■ AIM
Set the listing down unchanged, minus every embedded image.

■ DATASET SECTION

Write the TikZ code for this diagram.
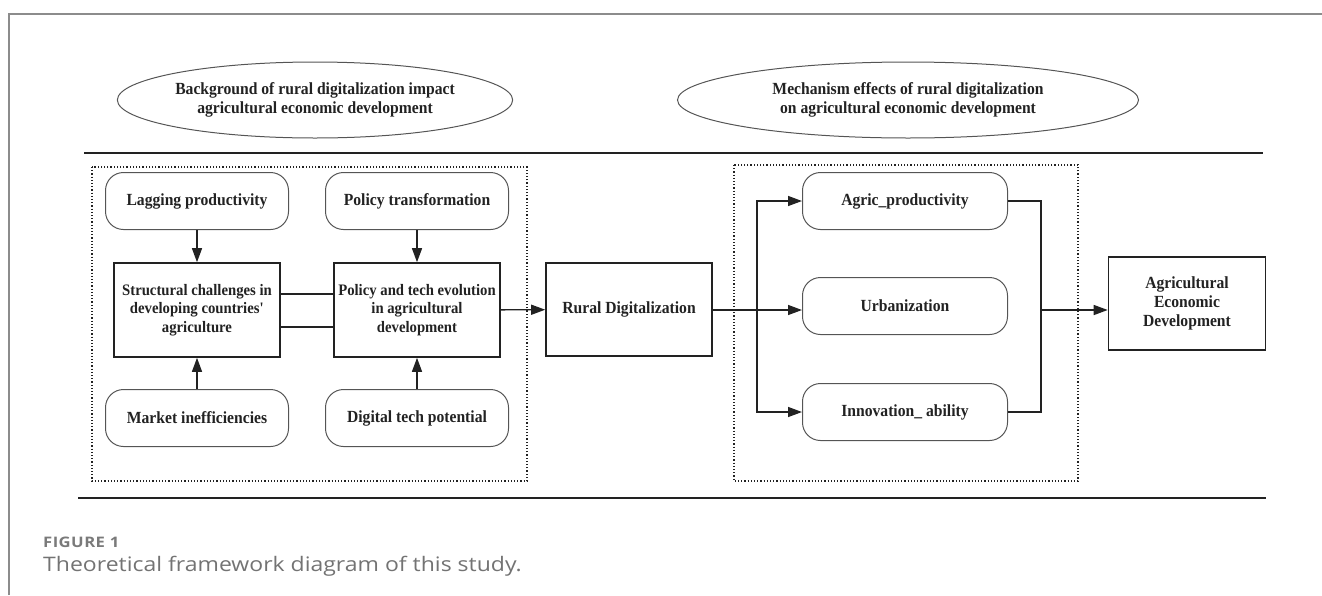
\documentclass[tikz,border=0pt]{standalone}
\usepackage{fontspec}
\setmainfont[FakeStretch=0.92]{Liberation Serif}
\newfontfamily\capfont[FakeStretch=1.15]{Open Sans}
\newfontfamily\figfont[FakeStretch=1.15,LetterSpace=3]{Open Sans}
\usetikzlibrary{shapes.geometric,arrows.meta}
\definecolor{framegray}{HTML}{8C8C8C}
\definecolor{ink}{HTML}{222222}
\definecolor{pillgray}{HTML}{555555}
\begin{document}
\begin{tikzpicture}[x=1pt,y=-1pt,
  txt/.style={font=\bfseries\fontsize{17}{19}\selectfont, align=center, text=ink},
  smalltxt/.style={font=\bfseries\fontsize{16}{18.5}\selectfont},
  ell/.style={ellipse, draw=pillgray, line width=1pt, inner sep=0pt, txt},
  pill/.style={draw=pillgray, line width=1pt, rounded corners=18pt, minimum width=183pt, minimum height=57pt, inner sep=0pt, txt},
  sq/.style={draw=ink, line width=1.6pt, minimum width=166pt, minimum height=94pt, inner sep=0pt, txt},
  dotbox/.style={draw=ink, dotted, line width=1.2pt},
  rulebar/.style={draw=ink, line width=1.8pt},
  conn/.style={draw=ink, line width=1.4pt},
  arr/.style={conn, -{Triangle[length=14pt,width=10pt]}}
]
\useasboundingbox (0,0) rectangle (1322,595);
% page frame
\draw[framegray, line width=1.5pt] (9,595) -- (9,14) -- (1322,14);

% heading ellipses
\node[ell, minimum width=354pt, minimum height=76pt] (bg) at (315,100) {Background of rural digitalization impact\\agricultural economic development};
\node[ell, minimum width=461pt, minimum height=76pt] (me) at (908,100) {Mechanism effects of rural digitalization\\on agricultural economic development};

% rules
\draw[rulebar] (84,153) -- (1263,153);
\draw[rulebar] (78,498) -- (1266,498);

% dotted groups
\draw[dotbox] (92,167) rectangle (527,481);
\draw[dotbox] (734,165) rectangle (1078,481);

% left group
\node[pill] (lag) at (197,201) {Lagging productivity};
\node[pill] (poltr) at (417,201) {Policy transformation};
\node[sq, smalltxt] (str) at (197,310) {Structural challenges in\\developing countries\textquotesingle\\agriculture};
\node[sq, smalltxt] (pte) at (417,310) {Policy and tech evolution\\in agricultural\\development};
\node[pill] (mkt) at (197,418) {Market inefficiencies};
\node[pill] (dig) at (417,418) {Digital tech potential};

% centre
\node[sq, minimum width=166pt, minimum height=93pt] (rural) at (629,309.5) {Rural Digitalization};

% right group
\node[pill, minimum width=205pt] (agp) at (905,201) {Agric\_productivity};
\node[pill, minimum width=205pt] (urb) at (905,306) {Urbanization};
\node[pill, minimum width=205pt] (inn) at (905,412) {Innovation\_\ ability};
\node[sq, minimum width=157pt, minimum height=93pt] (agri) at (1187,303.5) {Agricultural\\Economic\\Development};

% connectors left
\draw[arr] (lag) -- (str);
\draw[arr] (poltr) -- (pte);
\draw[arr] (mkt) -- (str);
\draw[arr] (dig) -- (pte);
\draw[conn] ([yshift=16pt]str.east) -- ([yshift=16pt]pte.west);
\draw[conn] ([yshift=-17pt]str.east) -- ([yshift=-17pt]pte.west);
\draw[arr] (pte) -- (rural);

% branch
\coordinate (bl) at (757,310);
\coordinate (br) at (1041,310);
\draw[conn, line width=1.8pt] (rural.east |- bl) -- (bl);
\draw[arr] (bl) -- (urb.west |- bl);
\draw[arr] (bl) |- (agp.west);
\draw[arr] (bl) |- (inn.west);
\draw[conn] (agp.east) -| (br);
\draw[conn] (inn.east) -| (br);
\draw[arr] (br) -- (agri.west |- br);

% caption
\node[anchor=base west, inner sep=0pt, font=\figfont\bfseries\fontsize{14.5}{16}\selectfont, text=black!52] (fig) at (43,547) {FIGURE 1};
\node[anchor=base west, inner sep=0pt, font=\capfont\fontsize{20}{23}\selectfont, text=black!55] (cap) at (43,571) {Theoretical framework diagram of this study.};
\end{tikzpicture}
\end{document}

■ WRITTEN RESPONSE
Write the TikZ code for this diagram.
\documentclass[tikz,border=0pt]{standalone}
\usepackage{fontspec}
\setmainfont[FakeStretch=0.92]{Liberation Serif}
\newfontfamily\capfont[FakeStretch=1.15]{Open Sans}
\newfontfamily\figfont[FakeStretch=1.15,LetterSpace=3]{Open Sans}
\usetikzlibrary{shapes.geometric,arrows.meta}
\definecolor{framegray}{HTML}{8C8C8C}
\definecolor{ink}{HTML}{222222}
\definecolor{pillgray}{HTML}{555555}
\begin{document}
\begin{tikzpicture}[x=1pt,y=-1pt,
  txt/.style={font=\bfseries\fontsize{17}{19}\selectfont, align=center, text=ink},
  smalltxt/.style={font=\bfseries\fontsize{16}{18.5}\selectfont},
  ell/.style={ellipse, draw=pillgray, line width=1pt, inner sep=0pt, txt},
  pill/.style={draw=pillgray, line width=1pt, rounded corners=18pt, minimum width=183pt, minimum height=57pt, inner sep=0pt, txt},
  sq/.style={draw=ink, line width=1.6pt, minimum width=166pt, minimum height=94pt, inner sep=0pt, txt},
  dotbox/.style={draw=ink, dotted, line width=1.2pt},
  rulebar/.style={draw=ink, line width=1.8pt},
  conn/.style={draw=ink, line width=1.4pt},
  arr/.style={conn, -{Triangle[length=14pt,width=10pt]}}
]
\useasboundingbox (0,0) rectangle (1322,595);
% page frame
\draw[framegray, line width=1.5pt] (9,595) -- (9,14) -- (1322,14);

% heading ellipses
\node[ell, minimum width=354pt, minimum height=76pt] (bg) at (315,100) {Background of rural digitalization impact\\agricultural economic development};
\node[ell, minimum width=461pt, minimum height=76pt] (me) at (908,100) {Mechanism effects of rural digitalization\\on agricultural economic development};

% rules
\draw[rulebar] (84,153) -- (1263,153);
\draw[rulebar] (78,498) -- (1266,498);

% dotted groups
\draw[dotbox] (92,167) rectangle (527,481);
\draw[dotbox] (734,165) rectangle (1078,481);

% left group
\node[pill] (lag) at (197,201) {Lagging productivity};
\node[pill] (poltr) at (417,201) {Policy transformation};
\node[sq, smalltxt] (str) at (197,310) {Structural challenges in\\developing countries\textquotesingle\\agriculture};
\node[sq, smalltxt] (pte) at (417,310) {Policy and tech evolution\\in agricultural\\development};
\node[pill] (mkt) at (197,418) {Market inefficiencies};
\node[pill] (dig) at (417,418) {Digital tech potential};

% centre
\node[sq, minimum width=166pt, minimum height=93pt] (rural) at (629,309.5) {Rural Digitalization};

% right group
\node[pill, minimum width=205pt] (agp) at (905,201) {Agric\_productivity};
\node[pill, minimum width=205pt] (urb) at (905,306) {Urbanization};
\node[pill, minimum width=205pt] (inn) at (905,412) {Innovation\_\ ability};
\node[sq, minimum width=157pt, minimum height=93pt] (agri) at (1187,303.5) {Agricultural\\Economic\\Development};

% connectors left
\draw[arr] (lag) -- (str);
\draw[arr] (poltr) -- (pte);
\draw[arr] (mkt) -- (str);
\draw[arr] (dig) -- (pte);
\draw[conn] ([yshift=16pt]str.east) -- ([yshift=16pt]pte.west);
\draw[conn] ([yshift=-17pt]str.east) -- ([yshift=-17pt]pte.west);
\draw[arr] (pte) -- (rural);

% branch
\coordinate (bl) at (757,310);
\coordinate (br) at (1041,310);
\draw[conn, line width=1.8pt] (rural.east |- bl) -- (bl);
\draw[arr] (bl) -- (urb.west |- bl);
\draw[arr] (bl) |- (agp.west);
\draw[arr] (bl) |- (inn.west);
\draw[conn] (agp.east) -| (br);
\draw[conn] (inn.east) -| (br);
\draw[arr] (br) -- (agri.west |- br);

% caption
\node[anchor=base west, inner sep=0pt, font=\figfont\bfseries\fontsize{14.5}{16}\selectfont, text=black!52] (fig) at (43,547) {FIGURE 1};
\node[anchor=base west, inner sep=0pt, font=\capfont\fontsize{20}{23}\selectfont, text=black!55] (cap) at (43,571) {Theoretical framework diagram of this study.};
\end{tikzpicture}
\end{document}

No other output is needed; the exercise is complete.